Separately, U.S. President Joe Biden's national security adviser Jake Sullivan also said Russia probably plans to deploy tens of thousands of soldiers in eastern Ukraine as it shifts its focus to the country's south and east.
Russia was attacking the towns of Rubizhne and Popasna in the Luhansk region to lay the way for an assault on the regional capital of Severodonetsk and also massing forces to capture the besieged port of Mariupol, Ukraine's defense ministry spokesperson Oleksandr Motuzyanyk said.
Severodonetsk and Mariupol lie at the northernmost and southernmost ends of Ukraine’s several-hundred-kilometer “line of contact,” the cease-fire line that Ukrainian forces have held against Russian-backed separatist forces in Donbass since 2015.

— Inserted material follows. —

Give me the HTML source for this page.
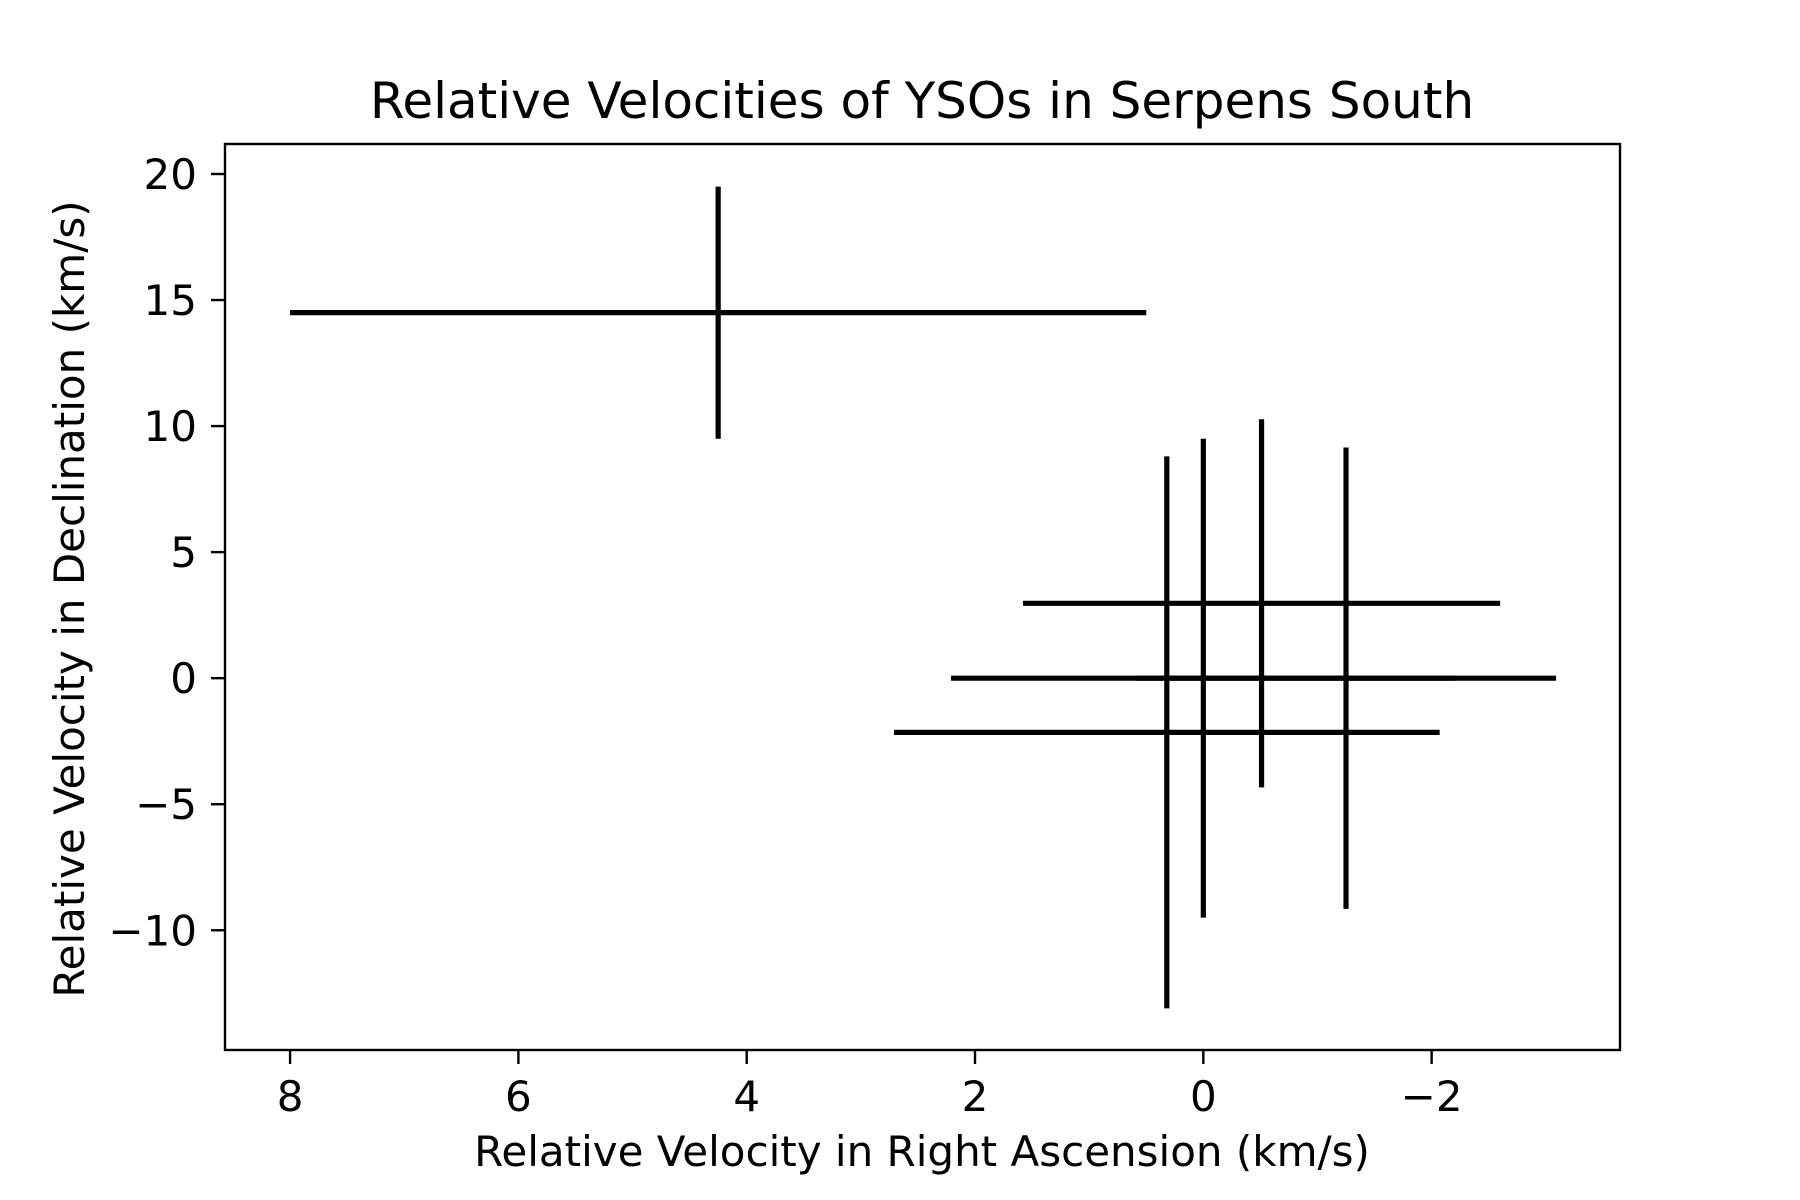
<!DOCTYPE html>
<html><head><meta charset="utf-8"><style>html,body{margin:0;padding:0;background:#fff}svg{display:block}text{font-family:"DejaVu Sans","Liberation Sans",sans-serif;fill:#000}</style></head>
<body>
<svg id="chart" width="1800" height="1200" viewBox="0 0 1800 1200" xmlns="http://www.w3.org/2000/svg">
<rect width="1800" height="1200" fill="#fff"/>
<text x="922" y="118" font-size="50" text-anchor="middle">Relative Velocities of YSOs in Serpens South</text>
<text x="922" y="1166" font-size="42" text-anchor="middle">Relative Velocity in Right Ascension (km/s)</text>
<text x="0" y="0" font-size="42" text-anchor="middle" transform="translate(84,599) rotate(-90)">Relative Velocity in Declination (km/s)</text>
<g id="marks"></g>
<g id="axes"></g>
</svg>
<script>
const xValues = [4.25, 0.32, 0, -0.51, -1.25];
const yValues = [14.5, -2.15, 0, 2.97, 0];
const xErrors = [3.75, 2.39, 2.21, 2.09, 1.84];
const yErrors = [5, 10.95, 9.5, 7.3, 9.15];
const xTicks = [8, 6, 4, 2, 0, -2];
const yTicks = [20, 15, 10, 5, 0, -5, -10];
const tickLabel = v => v < 0 ? '\u2212' + Math.abs(v) : String(v);

const L = 225, R = 1620, T = 144, B = 1050;
const xMin = 8.57, xMax = -3.65, yMin = -14.75, yMax = 21.19;
const sx = v => L + (v - xMin) / (xMax - xMin) * (R - L);
const sy = v => B - (v - yMin) / (yMax - yMin) * (B - T);
const NS = 'http://www.w3.org/2000/svg';
function mk(tag, attrs, parent) {
  const e = document.createElementNS(NS, tag);
  for (const k in attrs) e.setAttribute(k, attrs[k]);
  parent.appendChild(e);
  return e;
}
const marks = document.getElementById('marks');
const axes = document.getElementById('axes');
xValues.forEach((x, i) => {
  const y = yValues[i];
  const h = mk('line', {x1: sx(x - xErrors[i]), x2: sx(x + xErrors[i]), y1: sy(y), y2: sy(y), stroke: '#000', 'stroke-width': 5.2}, marks);
  
  
  const v = mk('line', {x1: sx(x), x2: sx(x), y1: sy(y - yErrors[i]), y2: sy(y + yErrors[i]), stroke: '#000', 'stroke-width': 5.2}, marks);
  
  
});
const frame = mk('rect', {x: L, y: T, width: R - L, height: B - T, fill: 'none', stroke: '#000', 'stroke-width': 2.4}, axes);


xTicks.forEach(t => {
  const tk = mk('line', {x1: sx(t), x2: sx(t), y1: B, y2: B + 14, stroke: '#000', 'stroke-width': 2.4}, axes);
  
  
  const tx = mk('text', {x: sx(t), y: B + 61, 'font-size': 42, 'text-anchor': 'middle'}, axes);
  tx.textContent = tickLabel(t);
  
  
});
yTicks.forEach(t => {
  const tk = mk('line', {x1: L - 14, x2: L, y1: sy(t), y2: sy(t), stroke: '#000', 'stroke-width': 2.4}, axes);
  
  
  const tx = mk('text', {x: L - 28, y: sy(t) + 15, 'font-size': 42, 'text-anchor': 'end'}, axes);
  tx.textContent = tickLabel(t);
  
  
});
</script>
</body></html>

"At this juncture we believe Russia is revising its war aims" to focus on "eastern and parts of southern Ukraine rather than target most of the territory," Sullivan told reporters at the White House on Monday.
The goal was likely to "surround and overwhelm" Ukrainian forces in the region, he said. "Russia could then use any tactical success it achieves to propagate a narrative of progress and mask ... prior military failure."
Separately, the governor of the eastern Luhansk region also said the Russian troops were preparing for a big attack in the region, urging a mass evacuation.
“We see that equipment is coming from different directions, they are bringing manpower, they are bringing fuel,” Serhiy Gaidai said in a video statement on Telegram.
“We understand that they are preparing for a full-scale big breakthrough,” he added. Gaidai urged residents to leave the region as soon as possible. “Please don't wait for your homes to be bombed,” he said in a separate video.
“Do not hesitate,” he added, specifying that 1,000 people had been evacuated on Monday.
A senior Pentagon official on Monday said Russia has removed about two-thirds of the troops it had around Kyiv – who were mostly sent back to Belarus with plans to redeploy elsewhere in Ukraine.
Motuzyanyk said Russian units were moving out of Belarus and into Russia, and Moscow was readying fuel and ammunition stockpiles in areas bordering east Ukraine.
Russia was also preparing medical facilities for a potential influx of casualties among its troops, he said at a briefing.
Russian President Vladimir Putin's invasion, which began on Feb. 24, is Europe's bloodiest since World War II. Russia calls it a "special military operation" aimed at protecting civilians.
Sullivan said the Biden administration would announce fresh military assistance for Ukraine in the coming days. He said further sanctions against Russian energy are on the table in talks with European allies.
Sullivan said the next phase may be protracted with Russian troops outnumbering Ukraine's. Moscow would likely seek to control a far broader swath of eastern Ukraine than separatists controlled prior to the invasion, he said.
In the south, Russia will likely seek to hold the city of Kherson to control the flow of water to Crimea, which it annexed in 2014. He said the Kremlin was expected to launch further air and missile strikes across the rest of the country.
Biden on Monday accused Putin of war crimes and called for a trial, adding to the global outcry over civilian killings in Bucha, a town recaptured by Ukrainian troops as Russian forces regrouped.
Russia categorically denied murdering civilians, including in Bucha. Its U.N. envoy Vassily Nebenzia promised Russia would present "empirical evidence" to the Security Council that its forces had not been killing civilians.